■ EXERCISE BRIEF ■
Check every line of the entries for "this", and copy the lines that hold it.

--- START RAW RECORDS ---

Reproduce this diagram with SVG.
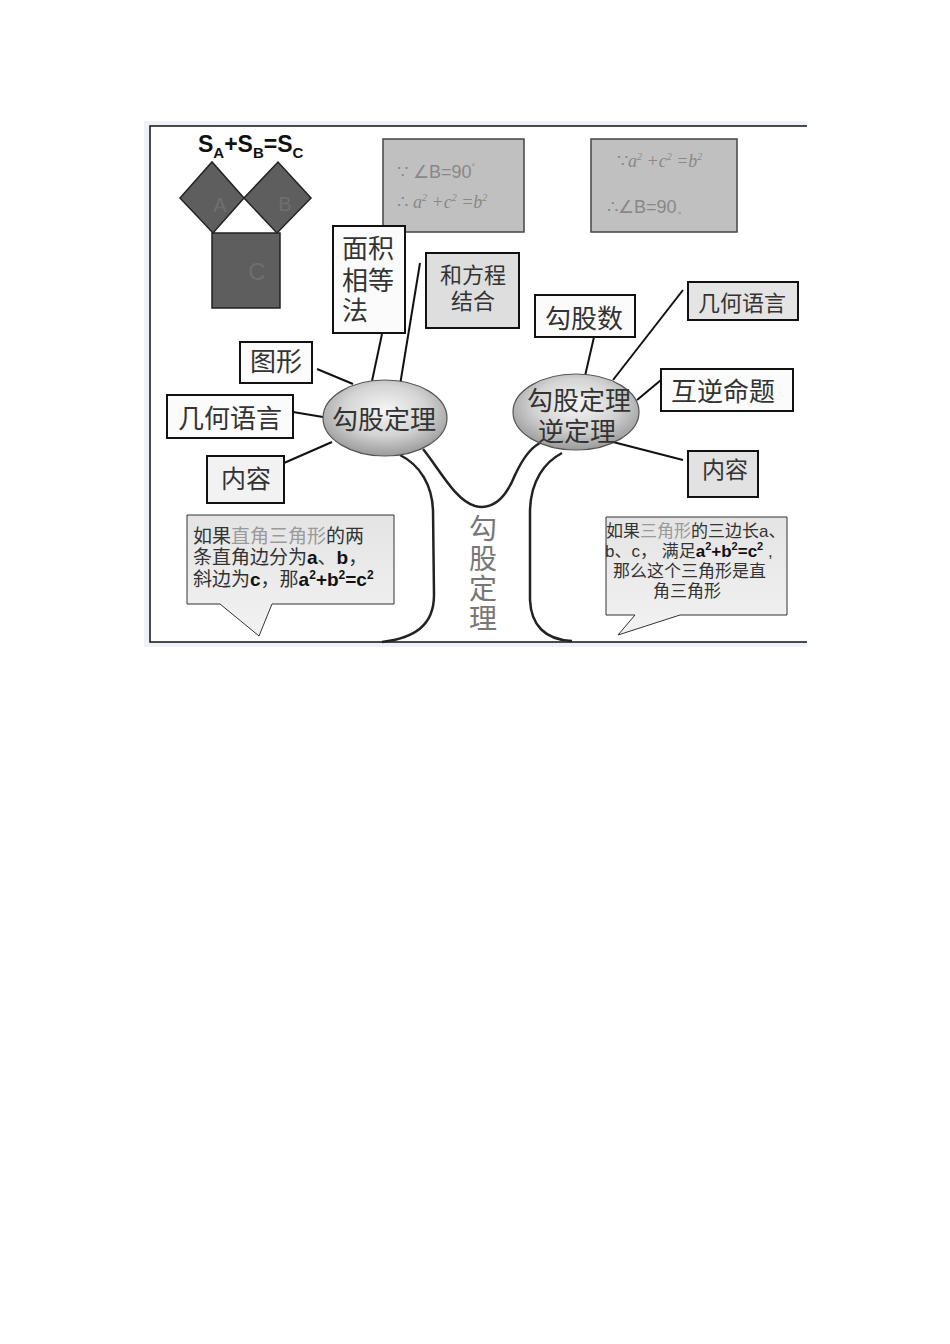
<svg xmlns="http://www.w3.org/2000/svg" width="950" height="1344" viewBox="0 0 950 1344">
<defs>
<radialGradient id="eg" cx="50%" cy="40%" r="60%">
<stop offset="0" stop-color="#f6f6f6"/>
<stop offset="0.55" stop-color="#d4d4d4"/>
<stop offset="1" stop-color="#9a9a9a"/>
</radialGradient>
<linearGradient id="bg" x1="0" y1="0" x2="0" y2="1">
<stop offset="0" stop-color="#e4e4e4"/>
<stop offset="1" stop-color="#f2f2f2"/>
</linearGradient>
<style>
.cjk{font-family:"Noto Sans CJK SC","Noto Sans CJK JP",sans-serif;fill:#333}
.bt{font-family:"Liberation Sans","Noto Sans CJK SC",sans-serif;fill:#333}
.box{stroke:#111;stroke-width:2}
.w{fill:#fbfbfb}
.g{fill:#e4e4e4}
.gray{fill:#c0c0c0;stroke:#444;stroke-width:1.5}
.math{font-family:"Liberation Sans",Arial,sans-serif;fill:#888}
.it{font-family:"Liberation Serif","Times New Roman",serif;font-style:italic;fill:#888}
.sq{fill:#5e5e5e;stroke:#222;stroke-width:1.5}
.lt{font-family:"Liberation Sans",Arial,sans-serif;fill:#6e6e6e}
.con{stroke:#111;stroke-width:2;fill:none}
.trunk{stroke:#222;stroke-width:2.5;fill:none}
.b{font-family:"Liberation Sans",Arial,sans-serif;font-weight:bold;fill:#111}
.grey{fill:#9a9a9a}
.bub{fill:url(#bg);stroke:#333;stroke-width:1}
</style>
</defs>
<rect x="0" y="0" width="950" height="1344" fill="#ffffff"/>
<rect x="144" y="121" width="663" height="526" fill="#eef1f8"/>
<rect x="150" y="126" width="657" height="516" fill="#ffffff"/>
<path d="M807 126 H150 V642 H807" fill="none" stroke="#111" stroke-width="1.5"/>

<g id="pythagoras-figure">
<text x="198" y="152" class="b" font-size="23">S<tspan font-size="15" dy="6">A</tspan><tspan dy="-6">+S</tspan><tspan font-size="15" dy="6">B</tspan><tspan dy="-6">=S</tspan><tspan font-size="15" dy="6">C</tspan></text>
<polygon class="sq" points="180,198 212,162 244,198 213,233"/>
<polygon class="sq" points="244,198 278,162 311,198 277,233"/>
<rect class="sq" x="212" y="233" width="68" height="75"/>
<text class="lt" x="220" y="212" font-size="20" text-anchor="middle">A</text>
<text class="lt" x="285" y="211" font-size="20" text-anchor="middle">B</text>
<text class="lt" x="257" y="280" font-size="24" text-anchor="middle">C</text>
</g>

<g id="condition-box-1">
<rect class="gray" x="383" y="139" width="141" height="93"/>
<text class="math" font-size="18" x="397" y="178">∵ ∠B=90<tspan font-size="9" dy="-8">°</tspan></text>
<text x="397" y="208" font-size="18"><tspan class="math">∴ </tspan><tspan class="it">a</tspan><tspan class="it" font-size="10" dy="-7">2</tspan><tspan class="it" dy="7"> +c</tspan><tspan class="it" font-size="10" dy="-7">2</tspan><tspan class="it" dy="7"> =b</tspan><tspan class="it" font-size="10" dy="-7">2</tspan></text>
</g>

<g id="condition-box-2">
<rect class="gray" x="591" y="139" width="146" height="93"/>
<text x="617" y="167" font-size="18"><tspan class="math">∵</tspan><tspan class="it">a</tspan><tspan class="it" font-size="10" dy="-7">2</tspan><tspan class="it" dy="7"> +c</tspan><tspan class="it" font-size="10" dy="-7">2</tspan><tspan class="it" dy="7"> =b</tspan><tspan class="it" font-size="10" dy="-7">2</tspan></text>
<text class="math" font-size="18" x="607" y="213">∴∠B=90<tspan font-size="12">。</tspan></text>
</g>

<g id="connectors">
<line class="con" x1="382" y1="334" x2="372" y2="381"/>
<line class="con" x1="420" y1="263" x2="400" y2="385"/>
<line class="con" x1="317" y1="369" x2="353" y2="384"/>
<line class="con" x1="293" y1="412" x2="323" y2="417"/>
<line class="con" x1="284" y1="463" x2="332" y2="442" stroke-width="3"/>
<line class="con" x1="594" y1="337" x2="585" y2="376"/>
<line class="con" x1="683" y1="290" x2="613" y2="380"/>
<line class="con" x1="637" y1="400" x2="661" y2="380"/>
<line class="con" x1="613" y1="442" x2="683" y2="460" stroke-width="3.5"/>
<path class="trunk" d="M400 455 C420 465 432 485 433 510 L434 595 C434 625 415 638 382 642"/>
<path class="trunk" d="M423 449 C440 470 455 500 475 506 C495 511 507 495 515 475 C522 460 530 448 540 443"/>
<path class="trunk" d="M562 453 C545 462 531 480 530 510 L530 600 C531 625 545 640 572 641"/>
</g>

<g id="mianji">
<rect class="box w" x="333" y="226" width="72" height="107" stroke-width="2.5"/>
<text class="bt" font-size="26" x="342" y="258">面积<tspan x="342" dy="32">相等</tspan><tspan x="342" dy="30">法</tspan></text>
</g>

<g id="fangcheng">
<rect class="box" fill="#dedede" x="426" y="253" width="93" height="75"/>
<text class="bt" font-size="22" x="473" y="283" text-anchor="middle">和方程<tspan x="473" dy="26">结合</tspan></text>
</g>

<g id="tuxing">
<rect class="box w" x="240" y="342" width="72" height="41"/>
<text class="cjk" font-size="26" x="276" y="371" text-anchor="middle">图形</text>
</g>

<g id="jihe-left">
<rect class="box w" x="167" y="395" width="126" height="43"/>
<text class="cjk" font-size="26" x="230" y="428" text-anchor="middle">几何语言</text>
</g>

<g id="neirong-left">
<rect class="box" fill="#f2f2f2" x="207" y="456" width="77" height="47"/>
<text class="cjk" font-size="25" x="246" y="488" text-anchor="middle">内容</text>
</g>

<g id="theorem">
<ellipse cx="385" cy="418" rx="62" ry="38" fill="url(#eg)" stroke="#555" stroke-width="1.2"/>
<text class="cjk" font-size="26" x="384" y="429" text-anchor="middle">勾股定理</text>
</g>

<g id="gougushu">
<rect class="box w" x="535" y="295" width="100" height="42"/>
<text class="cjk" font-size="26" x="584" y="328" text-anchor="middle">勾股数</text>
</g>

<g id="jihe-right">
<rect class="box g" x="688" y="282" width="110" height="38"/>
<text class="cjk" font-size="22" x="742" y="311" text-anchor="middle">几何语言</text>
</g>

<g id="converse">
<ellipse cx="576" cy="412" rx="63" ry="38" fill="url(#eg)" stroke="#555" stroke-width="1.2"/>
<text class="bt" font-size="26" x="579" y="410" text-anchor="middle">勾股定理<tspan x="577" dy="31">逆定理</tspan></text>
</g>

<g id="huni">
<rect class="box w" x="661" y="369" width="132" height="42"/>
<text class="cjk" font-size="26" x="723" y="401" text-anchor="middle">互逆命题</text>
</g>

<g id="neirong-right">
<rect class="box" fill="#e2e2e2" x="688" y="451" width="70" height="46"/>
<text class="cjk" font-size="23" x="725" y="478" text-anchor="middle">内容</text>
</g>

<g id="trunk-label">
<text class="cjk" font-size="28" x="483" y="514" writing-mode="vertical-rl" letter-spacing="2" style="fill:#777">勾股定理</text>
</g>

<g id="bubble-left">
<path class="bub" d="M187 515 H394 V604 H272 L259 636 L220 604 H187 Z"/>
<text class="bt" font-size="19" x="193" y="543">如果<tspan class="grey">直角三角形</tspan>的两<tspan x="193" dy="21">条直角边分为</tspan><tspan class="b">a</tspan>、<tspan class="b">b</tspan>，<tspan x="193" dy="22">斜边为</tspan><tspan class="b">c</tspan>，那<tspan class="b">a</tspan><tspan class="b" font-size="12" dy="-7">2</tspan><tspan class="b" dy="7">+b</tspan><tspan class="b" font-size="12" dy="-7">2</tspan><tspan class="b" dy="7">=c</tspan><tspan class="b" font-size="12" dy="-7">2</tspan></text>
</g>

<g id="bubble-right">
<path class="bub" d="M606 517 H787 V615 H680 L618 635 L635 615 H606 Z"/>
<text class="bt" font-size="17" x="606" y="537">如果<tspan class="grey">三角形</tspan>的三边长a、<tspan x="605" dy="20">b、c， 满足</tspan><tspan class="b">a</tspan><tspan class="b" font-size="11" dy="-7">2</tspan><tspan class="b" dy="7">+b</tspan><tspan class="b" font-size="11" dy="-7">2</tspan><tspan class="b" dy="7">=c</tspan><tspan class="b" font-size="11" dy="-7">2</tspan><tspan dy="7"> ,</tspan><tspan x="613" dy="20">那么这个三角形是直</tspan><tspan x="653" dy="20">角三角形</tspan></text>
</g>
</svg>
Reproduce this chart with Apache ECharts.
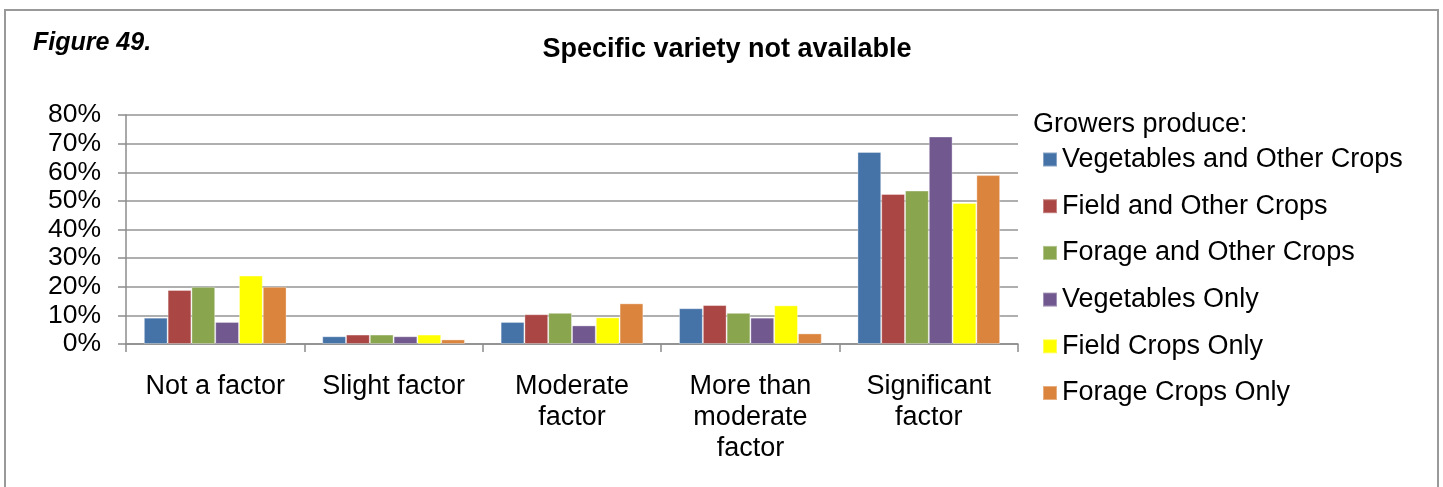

--- END RAW RECORDS ---

■ TASK RESPONSE ■
Reproduce this diagram with SVG.
Reproduce this chart with Apache ECharts.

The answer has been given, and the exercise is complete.